This troper works for the same grocery company as Randy. The name tag he uses can easily be changed, as those badges are blank and filled-in with a label maker by managers rather than custom printed. I know the manager is a complete douche, but seriously, it's actually within the stores better interest to simply make a new sticker with his preferred name than keep it, due to: 1) customers frequently address employees by name and Randy's ego would cause him to constantly correct anyone who refers to him as "Robin", 2) suppose his direct supervisors/other employees know him as Randy; wouldn't they get confused if a customer asked/praised/complained about some guy named Robin? 3) are other people in the store named Robin? calling him by his preferred name (or even as Ram!) could prevent confusion over loudspeakers or incident reports.

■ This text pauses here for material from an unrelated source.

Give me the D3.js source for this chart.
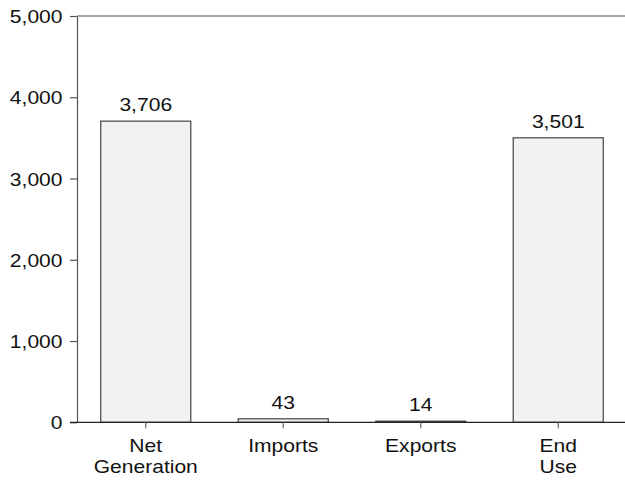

Like you say, I think it's just emblematic of the store manager being a pedantic Control Freak tool.
The fact that Randy really doesn't like being recognized on the job might mean that he doesn't mind the name tag as much as it first seems, especially since fans might have no idea what his legal name is.
How the hell did Randy afford the rights to Sweet Child o' Mine?
Most (read: almost all) indy wrestling shows don't bother securing the rights to songs they use. Sometimes this does get them in trouble. For example, Metallica sued Paul Heyman for $5 million for all the times "Enter Sandman" was played for The Sandman's entrance.
The show might not have been televised. ROH did have a TV deal but it tapes a lot of its shows exclusively for DVD, as do a lot of other indie promotions. Technically indie promotions don't secure rights for the songs the wrestlers use as entrance music. Though I believe ROH's sister promotion SHIMMER edited out the entrances when it first started taping for DVD because they were sold in actual shops so they needed to edit out the entrance music.
Hell, Randy might be an in-story friend of Axel Rose just like the real-life Rourke is.